* _Task statement_
Identify every line containing the word "Output" and reproduce each one.

* _Given entries_
_ _ _ _ _

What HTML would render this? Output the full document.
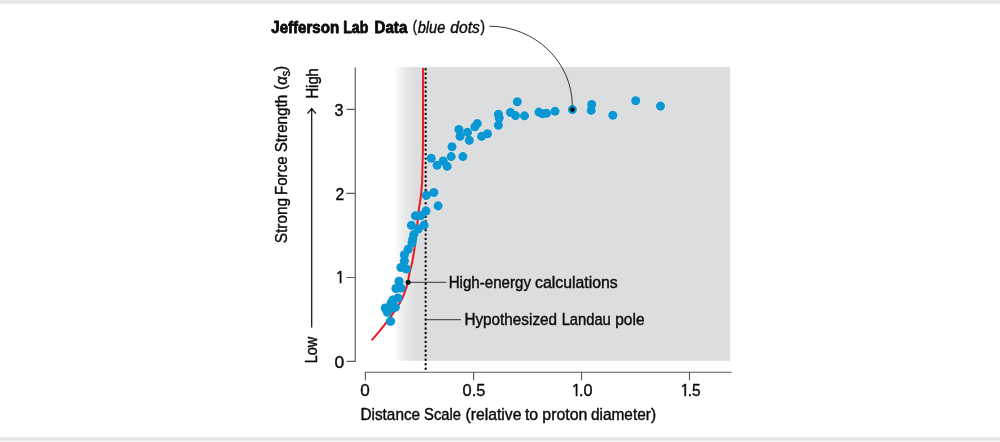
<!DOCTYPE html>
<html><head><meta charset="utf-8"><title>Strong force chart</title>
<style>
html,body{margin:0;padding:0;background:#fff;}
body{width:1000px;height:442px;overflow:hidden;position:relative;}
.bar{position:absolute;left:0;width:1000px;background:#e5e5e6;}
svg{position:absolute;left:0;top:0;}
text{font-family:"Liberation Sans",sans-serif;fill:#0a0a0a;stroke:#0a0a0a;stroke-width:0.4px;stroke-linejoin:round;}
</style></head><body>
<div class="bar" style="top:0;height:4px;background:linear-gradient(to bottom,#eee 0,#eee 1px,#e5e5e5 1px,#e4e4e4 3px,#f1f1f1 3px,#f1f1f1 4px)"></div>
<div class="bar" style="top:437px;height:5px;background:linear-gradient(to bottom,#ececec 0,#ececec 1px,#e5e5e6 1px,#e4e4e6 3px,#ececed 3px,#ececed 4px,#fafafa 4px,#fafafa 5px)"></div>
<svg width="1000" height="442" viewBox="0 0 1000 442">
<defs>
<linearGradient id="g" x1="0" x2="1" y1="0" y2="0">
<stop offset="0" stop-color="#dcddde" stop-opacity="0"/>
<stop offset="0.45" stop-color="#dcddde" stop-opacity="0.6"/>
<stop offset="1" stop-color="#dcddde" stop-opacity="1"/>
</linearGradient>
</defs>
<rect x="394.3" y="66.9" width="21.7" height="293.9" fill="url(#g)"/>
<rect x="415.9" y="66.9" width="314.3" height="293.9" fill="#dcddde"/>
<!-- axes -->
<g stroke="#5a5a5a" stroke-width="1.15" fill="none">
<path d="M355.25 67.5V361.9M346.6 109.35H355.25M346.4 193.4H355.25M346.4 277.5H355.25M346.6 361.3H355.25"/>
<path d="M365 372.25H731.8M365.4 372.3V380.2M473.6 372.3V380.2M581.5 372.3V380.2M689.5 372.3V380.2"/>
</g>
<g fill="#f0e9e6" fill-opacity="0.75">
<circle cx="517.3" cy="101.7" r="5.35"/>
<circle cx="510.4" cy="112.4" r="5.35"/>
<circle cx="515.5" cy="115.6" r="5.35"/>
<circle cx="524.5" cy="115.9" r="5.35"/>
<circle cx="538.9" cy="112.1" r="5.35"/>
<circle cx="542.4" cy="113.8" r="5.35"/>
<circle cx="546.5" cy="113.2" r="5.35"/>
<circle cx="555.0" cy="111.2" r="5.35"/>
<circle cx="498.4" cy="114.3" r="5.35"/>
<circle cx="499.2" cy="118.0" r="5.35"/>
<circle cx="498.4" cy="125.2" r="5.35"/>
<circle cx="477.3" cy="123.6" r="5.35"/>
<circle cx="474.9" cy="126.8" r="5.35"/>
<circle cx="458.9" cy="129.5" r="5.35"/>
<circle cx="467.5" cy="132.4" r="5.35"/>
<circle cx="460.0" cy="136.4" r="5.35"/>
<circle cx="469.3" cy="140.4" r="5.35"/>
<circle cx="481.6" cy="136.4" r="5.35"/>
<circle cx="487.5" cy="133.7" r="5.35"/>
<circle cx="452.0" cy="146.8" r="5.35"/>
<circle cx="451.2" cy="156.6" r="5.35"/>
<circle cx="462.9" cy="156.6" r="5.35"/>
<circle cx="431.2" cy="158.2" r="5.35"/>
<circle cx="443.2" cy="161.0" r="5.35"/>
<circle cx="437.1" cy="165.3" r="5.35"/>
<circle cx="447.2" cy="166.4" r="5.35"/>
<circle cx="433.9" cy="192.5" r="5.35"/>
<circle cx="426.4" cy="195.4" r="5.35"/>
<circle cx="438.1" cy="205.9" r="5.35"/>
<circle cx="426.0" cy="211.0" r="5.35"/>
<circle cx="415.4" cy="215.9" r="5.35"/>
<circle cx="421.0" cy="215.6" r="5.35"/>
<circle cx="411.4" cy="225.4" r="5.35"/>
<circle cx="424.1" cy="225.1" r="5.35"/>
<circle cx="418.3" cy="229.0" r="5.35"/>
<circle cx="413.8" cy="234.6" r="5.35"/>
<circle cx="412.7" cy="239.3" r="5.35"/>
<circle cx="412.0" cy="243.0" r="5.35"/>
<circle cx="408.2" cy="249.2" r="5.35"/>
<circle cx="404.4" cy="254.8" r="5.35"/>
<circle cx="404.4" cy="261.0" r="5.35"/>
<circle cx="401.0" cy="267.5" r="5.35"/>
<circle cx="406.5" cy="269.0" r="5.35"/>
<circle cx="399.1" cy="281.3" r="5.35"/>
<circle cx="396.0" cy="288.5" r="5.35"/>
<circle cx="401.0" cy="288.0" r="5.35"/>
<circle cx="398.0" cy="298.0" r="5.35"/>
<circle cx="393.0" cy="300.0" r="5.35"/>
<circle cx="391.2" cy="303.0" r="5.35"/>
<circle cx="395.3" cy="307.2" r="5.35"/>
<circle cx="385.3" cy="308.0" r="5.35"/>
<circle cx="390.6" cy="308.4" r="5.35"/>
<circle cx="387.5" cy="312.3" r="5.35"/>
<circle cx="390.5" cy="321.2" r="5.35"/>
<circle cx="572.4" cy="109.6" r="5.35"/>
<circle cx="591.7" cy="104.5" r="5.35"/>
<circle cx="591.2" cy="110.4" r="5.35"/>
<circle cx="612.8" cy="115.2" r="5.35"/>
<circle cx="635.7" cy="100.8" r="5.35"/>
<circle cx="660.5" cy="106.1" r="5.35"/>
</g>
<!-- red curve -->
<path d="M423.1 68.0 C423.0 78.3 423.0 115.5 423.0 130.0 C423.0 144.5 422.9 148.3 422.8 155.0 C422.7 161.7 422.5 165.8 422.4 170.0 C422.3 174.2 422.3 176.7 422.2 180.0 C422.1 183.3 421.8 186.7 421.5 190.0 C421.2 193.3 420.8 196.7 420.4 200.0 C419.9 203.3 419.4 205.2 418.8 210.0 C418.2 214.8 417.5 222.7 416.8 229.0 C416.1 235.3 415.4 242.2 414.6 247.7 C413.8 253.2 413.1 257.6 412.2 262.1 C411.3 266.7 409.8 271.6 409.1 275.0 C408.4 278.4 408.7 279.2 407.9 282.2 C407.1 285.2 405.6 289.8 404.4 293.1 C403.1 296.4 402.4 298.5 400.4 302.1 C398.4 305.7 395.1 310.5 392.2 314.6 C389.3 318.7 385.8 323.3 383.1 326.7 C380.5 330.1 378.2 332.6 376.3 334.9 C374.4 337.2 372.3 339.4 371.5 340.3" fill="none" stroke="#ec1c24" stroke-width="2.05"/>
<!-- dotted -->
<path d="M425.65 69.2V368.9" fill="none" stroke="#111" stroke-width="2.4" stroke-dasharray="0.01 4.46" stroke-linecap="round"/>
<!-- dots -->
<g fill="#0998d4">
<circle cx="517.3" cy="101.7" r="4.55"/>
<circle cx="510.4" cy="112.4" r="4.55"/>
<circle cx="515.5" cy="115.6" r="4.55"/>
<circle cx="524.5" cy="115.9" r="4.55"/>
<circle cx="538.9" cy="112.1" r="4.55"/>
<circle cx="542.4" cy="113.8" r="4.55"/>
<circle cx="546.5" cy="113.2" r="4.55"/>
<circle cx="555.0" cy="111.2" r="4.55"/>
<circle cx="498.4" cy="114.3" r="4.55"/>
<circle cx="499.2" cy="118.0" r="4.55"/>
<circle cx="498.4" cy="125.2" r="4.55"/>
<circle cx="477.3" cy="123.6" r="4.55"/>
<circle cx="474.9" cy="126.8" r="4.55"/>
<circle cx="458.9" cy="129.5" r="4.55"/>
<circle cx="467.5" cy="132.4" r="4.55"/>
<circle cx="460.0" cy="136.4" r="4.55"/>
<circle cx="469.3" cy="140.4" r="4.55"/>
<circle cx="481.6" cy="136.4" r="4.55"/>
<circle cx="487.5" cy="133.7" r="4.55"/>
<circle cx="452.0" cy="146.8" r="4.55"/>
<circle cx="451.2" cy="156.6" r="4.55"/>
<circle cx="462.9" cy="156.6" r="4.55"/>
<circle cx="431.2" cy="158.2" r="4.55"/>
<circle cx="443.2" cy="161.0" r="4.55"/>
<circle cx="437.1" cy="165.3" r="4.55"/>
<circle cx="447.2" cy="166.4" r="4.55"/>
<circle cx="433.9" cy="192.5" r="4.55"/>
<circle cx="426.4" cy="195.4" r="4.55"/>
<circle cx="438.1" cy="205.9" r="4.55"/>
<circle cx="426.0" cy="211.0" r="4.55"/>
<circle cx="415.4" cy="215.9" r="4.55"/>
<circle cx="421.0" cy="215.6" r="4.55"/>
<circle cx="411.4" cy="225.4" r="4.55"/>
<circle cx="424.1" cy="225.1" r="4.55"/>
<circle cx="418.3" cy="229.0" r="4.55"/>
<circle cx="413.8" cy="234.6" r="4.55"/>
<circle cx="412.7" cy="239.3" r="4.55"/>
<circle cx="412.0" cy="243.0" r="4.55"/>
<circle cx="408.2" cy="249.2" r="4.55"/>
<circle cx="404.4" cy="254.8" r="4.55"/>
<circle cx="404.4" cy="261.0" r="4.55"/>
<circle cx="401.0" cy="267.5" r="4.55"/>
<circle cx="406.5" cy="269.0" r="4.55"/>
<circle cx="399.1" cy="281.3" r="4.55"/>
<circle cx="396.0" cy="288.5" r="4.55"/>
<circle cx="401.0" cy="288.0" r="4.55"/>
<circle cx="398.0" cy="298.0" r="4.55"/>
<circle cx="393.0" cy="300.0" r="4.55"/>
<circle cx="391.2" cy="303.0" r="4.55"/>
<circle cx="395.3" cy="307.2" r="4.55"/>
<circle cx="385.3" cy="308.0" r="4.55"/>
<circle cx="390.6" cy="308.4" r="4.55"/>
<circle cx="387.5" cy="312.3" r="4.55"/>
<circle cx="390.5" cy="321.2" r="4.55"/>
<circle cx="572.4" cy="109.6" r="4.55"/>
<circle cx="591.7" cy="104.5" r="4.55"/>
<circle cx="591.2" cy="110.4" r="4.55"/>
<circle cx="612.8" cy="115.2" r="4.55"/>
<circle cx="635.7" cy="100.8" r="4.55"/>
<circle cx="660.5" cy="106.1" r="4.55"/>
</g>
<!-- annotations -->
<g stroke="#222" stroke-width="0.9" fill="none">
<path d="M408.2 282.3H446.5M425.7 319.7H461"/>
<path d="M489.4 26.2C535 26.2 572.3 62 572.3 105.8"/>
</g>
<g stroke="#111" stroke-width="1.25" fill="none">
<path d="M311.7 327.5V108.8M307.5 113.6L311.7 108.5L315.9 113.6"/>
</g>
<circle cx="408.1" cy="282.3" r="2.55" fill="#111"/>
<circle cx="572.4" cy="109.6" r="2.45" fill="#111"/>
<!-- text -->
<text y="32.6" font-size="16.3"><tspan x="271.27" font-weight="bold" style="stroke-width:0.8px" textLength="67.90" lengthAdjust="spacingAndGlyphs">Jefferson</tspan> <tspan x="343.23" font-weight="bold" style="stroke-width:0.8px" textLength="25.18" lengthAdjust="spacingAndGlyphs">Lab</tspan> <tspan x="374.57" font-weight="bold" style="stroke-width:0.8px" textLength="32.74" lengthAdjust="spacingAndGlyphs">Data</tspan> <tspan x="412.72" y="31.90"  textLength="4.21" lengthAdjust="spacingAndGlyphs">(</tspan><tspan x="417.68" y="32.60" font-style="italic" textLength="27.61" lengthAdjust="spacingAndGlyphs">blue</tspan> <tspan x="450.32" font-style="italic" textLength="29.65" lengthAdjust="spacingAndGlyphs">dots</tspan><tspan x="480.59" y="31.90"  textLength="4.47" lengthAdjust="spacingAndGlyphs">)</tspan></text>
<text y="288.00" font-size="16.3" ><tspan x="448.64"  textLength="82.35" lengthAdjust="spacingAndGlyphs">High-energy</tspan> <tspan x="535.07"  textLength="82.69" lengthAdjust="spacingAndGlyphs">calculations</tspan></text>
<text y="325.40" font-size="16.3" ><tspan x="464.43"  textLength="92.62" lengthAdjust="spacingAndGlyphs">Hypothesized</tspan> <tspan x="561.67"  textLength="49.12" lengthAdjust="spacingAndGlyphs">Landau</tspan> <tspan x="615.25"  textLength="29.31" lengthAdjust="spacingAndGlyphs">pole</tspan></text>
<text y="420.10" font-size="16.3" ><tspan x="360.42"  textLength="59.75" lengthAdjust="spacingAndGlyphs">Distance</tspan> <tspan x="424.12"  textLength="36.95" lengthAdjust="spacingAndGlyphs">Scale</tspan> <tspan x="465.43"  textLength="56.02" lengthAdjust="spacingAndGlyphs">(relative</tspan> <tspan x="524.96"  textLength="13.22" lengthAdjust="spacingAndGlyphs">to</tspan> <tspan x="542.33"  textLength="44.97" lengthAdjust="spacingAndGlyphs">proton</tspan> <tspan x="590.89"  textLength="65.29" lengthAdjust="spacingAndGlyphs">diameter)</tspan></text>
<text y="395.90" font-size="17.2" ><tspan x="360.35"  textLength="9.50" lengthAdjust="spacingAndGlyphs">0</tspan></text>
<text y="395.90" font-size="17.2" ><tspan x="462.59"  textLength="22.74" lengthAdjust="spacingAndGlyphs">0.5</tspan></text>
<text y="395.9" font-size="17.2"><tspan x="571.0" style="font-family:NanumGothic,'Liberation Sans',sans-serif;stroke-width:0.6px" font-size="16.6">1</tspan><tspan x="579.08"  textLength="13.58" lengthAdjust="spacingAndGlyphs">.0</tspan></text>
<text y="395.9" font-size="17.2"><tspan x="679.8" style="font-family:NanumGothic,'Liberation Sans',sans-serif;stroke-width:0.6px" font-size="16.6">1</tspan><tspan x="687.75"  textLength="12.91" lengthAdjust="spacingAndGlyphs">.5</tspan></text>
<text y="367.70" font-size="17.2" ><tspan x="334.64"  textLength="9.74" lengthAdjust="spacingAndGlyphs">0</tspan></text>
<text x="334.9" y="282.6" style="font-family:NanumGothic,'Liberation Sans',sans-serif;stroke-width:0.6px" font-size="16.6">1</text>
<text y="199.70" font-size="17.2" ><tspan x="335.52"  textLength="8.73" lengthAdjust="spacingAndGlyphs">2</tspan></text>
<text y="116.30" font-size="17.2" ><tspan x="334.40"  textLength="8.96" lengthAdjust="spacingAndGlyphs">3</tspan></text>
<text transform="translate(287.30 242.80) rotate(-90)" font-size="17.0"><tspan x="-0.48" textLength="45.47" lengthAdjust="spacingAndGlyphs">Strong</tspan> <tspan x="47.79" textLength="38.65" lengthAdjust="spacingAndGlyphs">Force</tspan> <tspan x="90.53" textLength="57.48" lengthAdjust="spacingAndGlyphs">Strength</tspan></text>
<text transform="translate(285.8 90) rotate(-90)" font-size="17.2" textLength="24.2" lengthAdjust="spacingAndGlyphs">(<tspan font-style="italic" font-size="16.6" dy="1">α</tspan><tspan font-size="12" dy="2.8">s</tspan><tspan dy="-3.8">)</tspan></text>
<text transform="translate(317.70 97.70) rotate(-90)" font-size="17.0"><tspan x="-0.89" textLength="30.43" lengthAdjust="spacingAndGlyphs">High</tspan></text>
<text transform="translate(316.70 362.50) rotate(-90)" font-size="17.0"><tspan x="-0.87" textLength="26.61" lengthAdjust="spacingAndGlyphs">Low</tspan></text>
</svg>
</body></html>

_ _ _ _ _

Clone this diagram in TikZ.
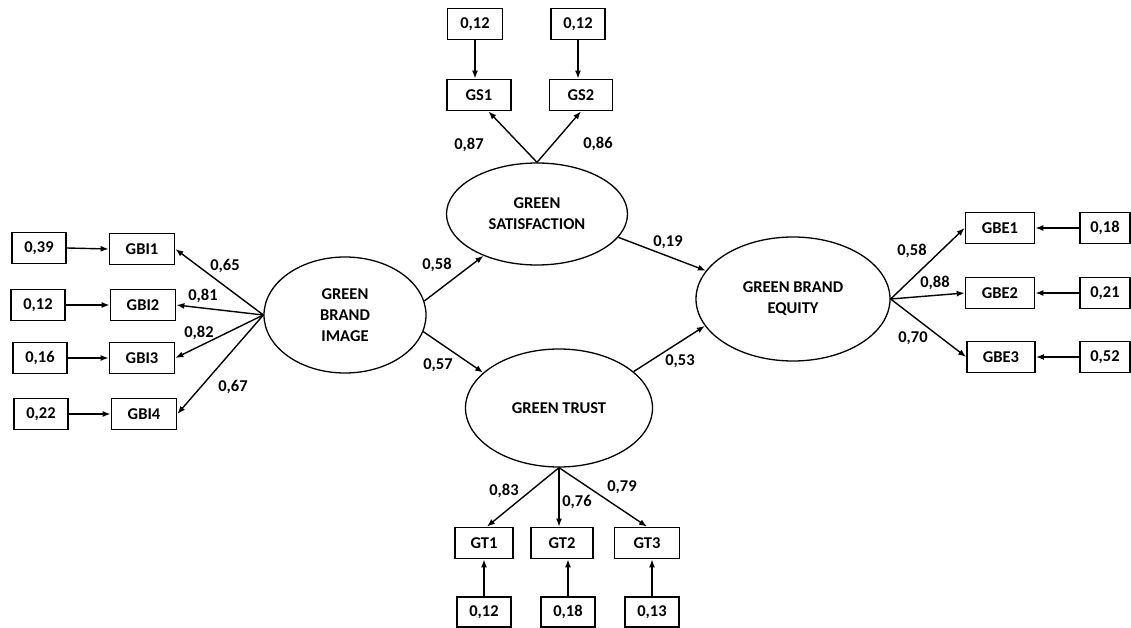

_ _ _ _ _

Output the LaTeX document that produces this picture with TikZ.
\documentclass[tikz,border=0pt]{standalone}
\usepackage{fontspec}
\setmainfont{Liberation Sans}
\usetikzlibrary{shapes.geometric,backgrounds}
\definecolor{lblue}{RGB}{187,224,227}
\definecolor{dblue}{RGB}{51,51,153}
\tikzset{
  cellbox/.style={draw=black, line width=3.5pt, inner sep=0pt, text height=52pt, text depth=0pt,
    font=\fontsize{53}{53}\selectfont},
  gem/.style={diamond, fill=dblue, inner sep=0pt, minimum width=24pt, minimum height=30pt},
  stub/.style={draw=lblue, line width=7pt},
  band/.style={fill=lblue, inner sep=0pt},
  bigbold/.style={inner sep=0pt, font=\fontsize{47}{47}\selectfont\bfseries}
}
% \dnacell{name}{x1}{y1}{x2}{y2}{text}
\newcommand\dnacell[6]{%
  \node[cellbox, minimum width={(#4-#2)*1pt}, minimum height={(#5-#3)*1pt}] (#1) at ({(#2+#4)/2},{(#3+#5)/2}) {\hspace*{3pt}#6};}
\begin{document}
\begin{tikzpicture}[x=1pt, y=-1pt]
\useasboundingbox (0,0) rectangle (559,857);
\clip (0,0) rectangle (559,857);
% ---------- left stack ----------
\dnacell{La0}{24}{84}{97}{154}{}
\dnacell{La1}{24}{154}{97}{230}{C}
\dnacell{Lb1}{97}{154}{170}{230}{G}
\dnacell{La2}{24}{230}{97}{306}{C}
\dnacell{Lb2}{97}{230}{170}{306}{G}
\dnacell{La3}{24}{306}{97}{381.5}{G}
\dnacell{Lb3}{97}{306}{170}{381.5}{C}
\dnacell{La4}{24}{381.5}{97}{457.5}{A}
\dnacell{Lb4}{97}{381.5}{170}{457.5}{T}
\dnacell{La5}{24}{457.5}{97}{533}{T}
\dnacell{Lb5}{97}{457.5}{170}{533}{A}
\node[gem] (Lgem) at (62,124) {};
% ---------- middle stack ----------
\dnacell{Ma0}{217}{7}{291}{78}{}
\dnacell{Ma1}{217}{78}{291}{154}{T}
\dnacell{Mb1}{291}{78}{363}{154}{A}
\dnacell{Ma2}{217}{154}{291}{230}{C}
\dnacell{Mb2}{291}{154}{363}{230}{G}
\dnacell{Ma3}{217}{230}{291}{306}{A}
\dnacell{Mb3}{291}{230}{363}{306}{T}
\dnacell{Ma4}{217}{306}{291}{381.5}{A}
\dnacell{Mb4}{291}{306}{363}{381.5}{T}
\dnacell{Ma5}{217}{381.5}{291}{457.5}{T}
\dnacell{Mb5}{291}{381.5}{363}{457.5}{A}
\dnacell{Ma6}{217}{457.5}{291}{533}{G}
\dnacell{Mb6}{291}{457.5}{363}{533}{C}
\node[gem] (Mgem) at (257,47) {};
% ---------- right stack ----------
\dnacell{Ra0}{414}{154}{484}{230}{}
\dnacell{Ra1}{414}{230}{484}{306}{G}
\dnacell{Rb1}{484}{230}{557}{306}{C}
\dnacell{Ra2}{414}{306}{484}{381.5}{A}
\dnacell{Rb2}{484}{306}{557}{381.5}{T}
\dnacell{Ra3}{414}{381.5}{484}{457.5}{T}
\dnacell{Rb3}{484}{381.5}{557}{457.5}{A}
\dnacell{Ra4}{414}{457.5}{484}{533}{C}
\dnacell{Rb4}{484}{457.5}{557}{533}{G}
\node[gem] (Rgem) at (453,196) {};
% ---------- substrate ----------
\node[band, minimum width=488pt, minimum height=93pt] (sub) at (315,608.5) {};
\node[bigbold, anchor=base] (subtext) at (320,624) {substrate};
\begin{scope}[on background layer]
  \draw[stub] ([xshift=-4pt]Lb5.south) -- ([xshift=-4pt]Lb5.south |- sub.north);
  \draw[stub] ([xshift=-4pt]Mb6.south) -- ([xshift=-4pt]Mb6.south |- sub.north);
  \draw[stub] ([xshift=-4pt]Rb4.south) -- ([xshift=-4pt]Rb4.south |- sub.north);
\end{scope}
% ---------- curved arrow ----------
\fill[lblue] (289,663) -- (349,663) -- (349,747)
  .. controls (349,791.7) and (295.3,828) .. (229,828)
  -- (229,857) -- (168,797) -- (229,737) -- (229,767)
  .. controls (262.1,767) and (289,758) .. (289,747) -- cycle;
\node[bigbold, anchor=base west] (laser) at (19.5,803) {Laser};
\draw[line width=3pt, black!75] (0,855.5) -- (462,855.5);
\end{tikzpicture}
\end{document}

_ _ _ _ _

* _Written response_
What HTML would render this? Output the full document.
Output the LaTeX document that produces this picture with TikZ.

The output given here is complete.